Multi-cultural programs should also benefit from this approach to ancient geometric traditions and wisdom. Multi-cultural education programs were originally designed to promote a dignified intercultural appreciation and respect for cultural and ethnic differences that exist in America's schools. In California alone, there are over 80 different languages represented among students enrolled in English as a Second Language (ESL) programs. Over a dozen languages can be present among the student body of a single urban classroom. The brief program that is provided here is guaranteed to unify the minds in these classrooms because the logic transcends linguistic and other cultural obstacles: all lessons are passed on by visual demonstration and sustained by a self-evident logic that unfolds through the creativity of simple hands-on activities.

Over the years, particularistic multi-cultural education programs have come under fire for accentuating the differences between cultures and ethnic groups, and thus fueling the felt antagonism and separation between those groups.

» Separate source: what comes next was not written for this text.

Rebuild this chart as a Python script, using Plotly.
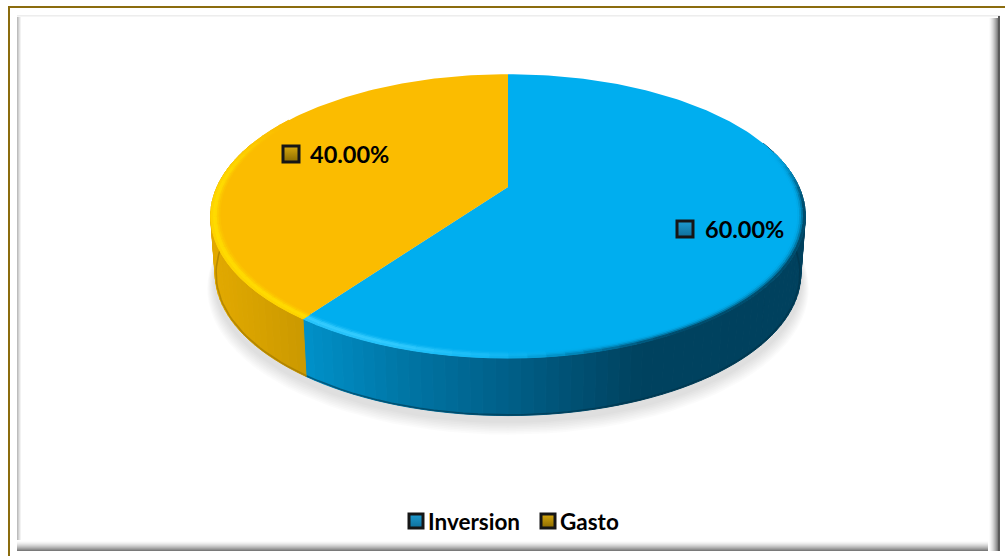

Though there are calls for more pluralistic multi-cultural programs, few if any have come to light. By learning the rudiments of the geometry and taking it upon yourself to examine the references provided, pluralistic approaches to multi-cultural programs will be at your fingertips. In a single lesson, you will find symbols and iconographic systems that can unite Native American, Asian, African, Mexican, Semitic and European students. As a advocate of the metaphor that American society represents a salad bowl (rather than a melting pot), the geometry program offered here could well be considered salad dressing.

The non-random geometry of Native America is both a tradition and a science. Its uses and forms are consistent with the nature of the geometry outlined in Kappraff's, Connections: The Geometric Bridge Between Art And Science (1991). This type of geometry falls under the subject discipline of Design Science.